Шпильман — Удальцов — Тютюкин схватил листок опердонесения, точно кусок кошерной еврейской колбасы, быстро пробежал его своими выпуклыми карими и глазами и недоуменно пожал узкими плечами:
— Ну и що це такэ?! Эйн руссише швайн шрипт бозе динге убер андере руссише… Мало ли каких доносов интеллигенция друг на друга не пишет? Обычное дело.
— Обычный, говоришь, донос? — возмутился Сванидзе. — Да если половина того, что здесь написано, правда… Ты понимаешь, какую вонь тогда поднимут ненавистники нашего дорогого Наркома? Все эти антисемиты?! И это именно сейчас! Перед началом Главной Акции!
— На каждый роток не накинешь платок! — философски вздохнул Шпильман — Удальцов — Тютюкин. — Хотя мы над этим уже работаем…
— Ты, брат, давай не разводи мне мелкую философию на глубоких местах! Докладывай конкретно, что предпринял! — отрезал старший по званию чекист.
Тютюкин-Шпильман-Удальцов печально вздохнул, в его глазах отразилась вся мировая скорбь семитского народа (да любой спаниэль, выпрашивающий подачку, удавился бы от зависти!) и начал докладывать с чувством, и расстановкой:
— Ум ди негатив информационен цу нейтрализирен, вир ди адрес дер комиссен Наркомпроса гешихт верден. — Младший Лейтенант ГБ значительно помолчал и со значением добавил:
— Среди них будет и наш человек. Мой человек, если говорить конкретно.
Сванидзе хотел было спросить, кто именно этот «наш» человек, но вовремя спохватился — личная агентура, это святое. О таких вещах оперативника не будет спрашивать и сам Железный Нарком, батыр Ежов.
— А сколько всего человек будет в этой… комиссии? — поморщился Сванидзе. Идея комиссии хотя бы такого ничтожного ведомства, как Наркомпроса, но в вотчине НКВД ему определенно не нравилась. Вот не нравилась, и все… Предчувствие, что ли, у него было нехорошее?
— Наталья Вайнтшейн, из комсомольцев, Бекренев, и Охломеенко. Эти двое из бывших…
Сванидзе наморщил высокий, переходящий в лысину лоб:
— Вайнштейн? Она что же, из наших, в смысле, она — еврейка?
Удальцов-Тютюкин-Шпильман пренебрежительно махнул рукой:
— Я, вас ист зи юден?… Муттер фон ихрем руссишен швайне, а отец, да! Истинно наш! И что его заставило грязных ублюдков-полукровок плодить, убей, не понимаю…
«Ишь ты, грязная, говоришь, полукровка?… А сам-то ты кто? Чьих будешь? Уж не гой ли еси, добрый молодец?» Чистокровный ашкенази, сын и внук сухумских раввинов, Николай Иванович полагал иных аидов не совсем уж настоящими аидами, если вы таки меня правильно понимаете.

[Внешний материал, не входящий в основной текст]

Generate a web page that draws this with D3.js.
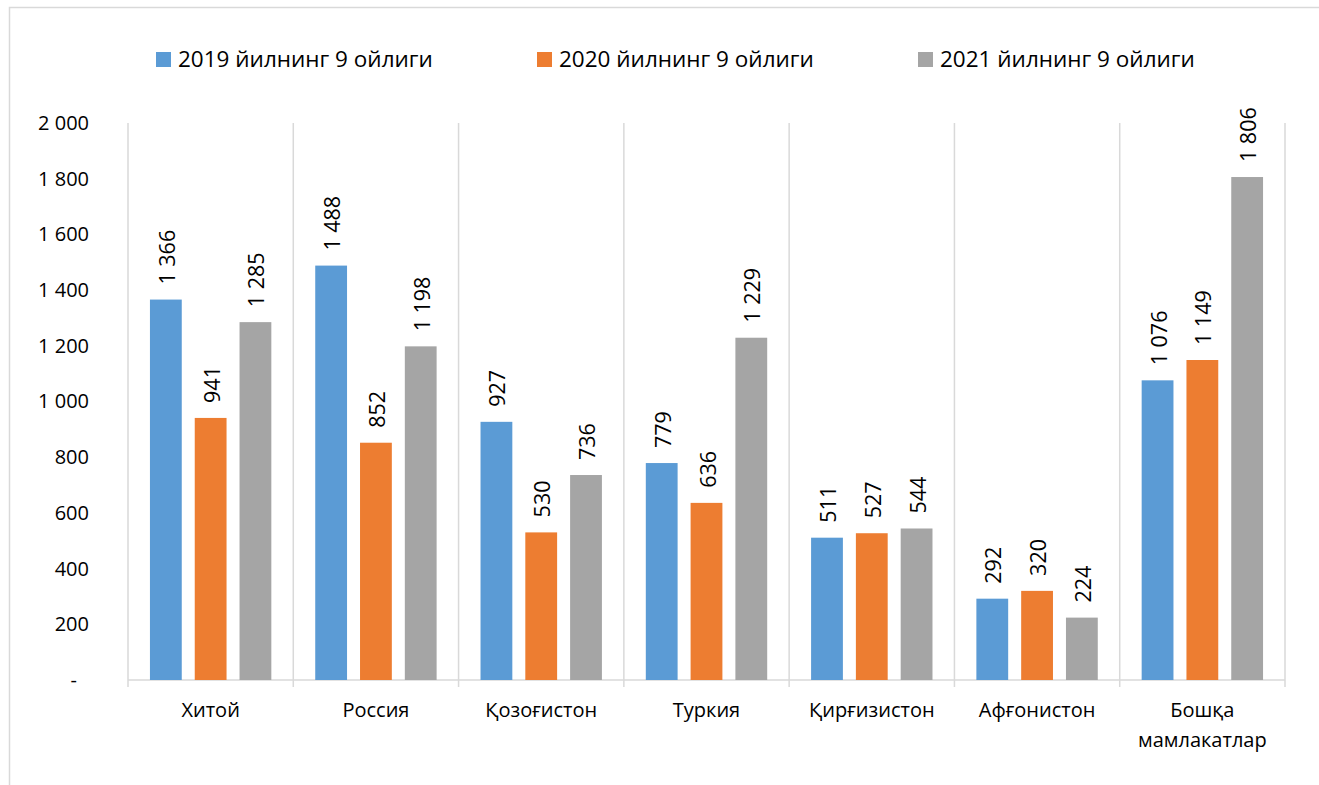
<!DOCTYPE html>
<html>
<head>
<meta charset="utf-8">
<script src="https://cdn.jsdelivr.net/npm/d3@7"></script>
<style>
  body { margin: 0; background: #fff; }
  svg text { font-family: "Open Sans", "Noto Sans", sans-serif; fill: #000; }
</style>
</head>
<body>
<div id="chart"></div>
<script>
const categories = ["Хитой", "Россия", "Қозоғистон", "Туркия", "Қирғизистон", "Афғонистон", "Бошқа мамлакатлар"];
const seriesNames = ["2019 йилнинг 9 ойлиги", "2020 йилнинг 9 ойлиги", "2021 йилнинг 9 ойлиги"];
const values2019 = [1366, 1488, 927, 779, 511, 292, 1076];
const values2020 = [941, 852, 530, 636, 527, 320, 1149];
const values2021 = [1285, 1198, 736, 1229, 544, 224, 1806];
const yTicks = [0, 200, 400, 600, 800, 1000, 1200, 1400, 1600, 1800, 2000];
const colors = ["#5B9BD5", "#ED7D31", "#A5A5A5"];

const size = {
    width: 1319,
    height: 785,
    plot: { left: 128, right: 1285, top: 123, bottom: 680 }
};

const fmt = (v) => {
    if (v === 0) return "-";
    return d3.format(",")(v).replace(/,/g, " ");
};

const drawChart = function(size) {
    const series = [values2019, values2020, values2021];

    const svg = d3.select("#chart")
        .append("svg")
        .attr("width", size.width)
        .attr("height", size.height);

    // chart frame
    svg.append("rect")
        .attr("x", 9.5).attr("y", 7.5)
        .attr("width", size.width + 20).attr("height", size.height + 20)
        .attr("fill", "none")
        .attr("stroke", "#d9d9d9")
        .attr("stroke-width", 1.5);

    const x = d3.scaleBand()
        .domain(categories)
        .range([size.plot.left, size.plot.right])
        .paddingInner(0)
        .paddingOuter(0);

    const xInner = d3.scaleBand()
        .domain(d3.range(seriesNames.length))
        .range([0, x.bandwidth()])
        .paddingInner(0.29)
        .paddingOuter(0.49);

    const y = d3.scaleLinear()
        .domain([0, 2000])
        .range([size.plot.bottom, size.plot.top]);

    // vertical separators between categories
    const seps = categories.map((c) => x(c)).concat([size.plot.right]);
    svg.append("g")
        .selectAll("line")
        .data(seps)
        .join("line")
        .attr("x1", (d) => d).attr("x2", (d) => d)
        .attr("y1", size.plot.top).attr("y2", size.plot.bottom + 7)
        .attr("stroke", "#d9d9d9")
        .attr("stroke-width", 1.5);

    // x axis line
    svg.append("line")
        .attr("x1", size.plot.left).attr("x2", size.plot.right)
        .attr("y1", size.plot.bottom).attr("y2", size.plot.bottom)
        .attr("stroke", "#d9d9d9")
        .attr("stroke-width", 1.5);

    // y axis labels
    const yAxis = svg.append("g")
        .attr("transform", `translate(89,0)`)
        .call(d3.axisLeft(y).tickValues(yTicks).tickSize(0).tickPadding(0).tickFormat(fmt));
    yAxis.select(".domain").remove();
    yAxis.selectAll("text")
        .attr("font-size", 20)
        .attr("font-family", "'Open Sans', sans-serif")
        .attr("fill", "#000")
        .attr("dx", (d) => d === 0 ? -12 : 0);

    // bars
    series.forEach((vals, si) => {
        const g = svg.append("g");
        g.selectAll("rect")
            .data(vals)
            .join("rect")
            .attr("x", (d, i) => x(categories[i]) + xInner(si))
            .attr("y", (d) => y(d))
            .attr("width", xInner.bandwidth())
            .attr("height", (d) => y(0) - y(d))
            .attr("fill", colors[si]);

        g.selectAll("text")
            .data(vals)
            .join("text")
            .attr("transform", (d, i) => {
                const cx = x(categories[i]) + xInner(si) + xInner.bandwidth() / 2;
                return `translate(${cx + 9},${y(d) - 15}) rotate(-90)`;
            })
            .attr("font-size", 21.5)
            .text(fmt);
    });

    // category labels
    const xl = svg.append("g")
        .selectAll("text")
        .data(categories)
        .join("text")
        .attr("x", (d) => x(d) + x.bandwidth() / 2)
        .attr("y", 717)
        .attr("text-anchor", "middle")
        .attr("font-size", 20);
    xl.each(function(d) {
        const words = d.split(" ");
        const t = d3.select(this);
        words.forEach((w, i) => {
            t.append("tspan")
                .attr("x", x(d) + x.bandwidth() / 2)
                .attr("dy", i === 0 ? 0 : 30)
                .text(w);
        });
    });

    // legend
    const legendX = [156, 537, 918];
    const legend = svg.append("g");
    seriesNames.forEach((name, i) => {
        legend.append("rect")
            .attr("x", legendX[i]).attr("y", 52)
            .attr("width", 15).attr("height", 15)
            .attr("fill", colors[i]);
        legend.append("text")
            .attr("x", legendX[i] + 22).attr("y", 67)
            .attr("font-size", 22.5)
            .text(name);
    });
};

window.onload = () => {
    drawChart(size);
};
</script>
</body>
</html>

— Ну, с комсомолочкой мне более или менее понятно… а вот остальные?
Шпильман-Удальцов-Тютюкин презрительно скривил свои полные алые губы, похожие на насосавшихся кровью пиявок:
— Один будет из совсем уже БЫВШИХ людей. Беляк, офицеришка. Пришипился нынче, как мышь под веником. Мы его думали было подмести к «Весне», но… Какие-то там у него странные покровители нашлись, я так и ничего и не понял! А второй и еще того лучше. До Октябрьского переворота он был служитель культа, а прикинулся нынче сельским учителем. Впрочем, он действительно преподавал в своей, как это… а! в церковно-приходской школе. Во всяком случае, они оба будут смотреть Вайнштейн в рот, дабы им не припомнили их старые грехи. Все будет абгемахт! Неожиданностей не будет! Никаких! Натюрлих!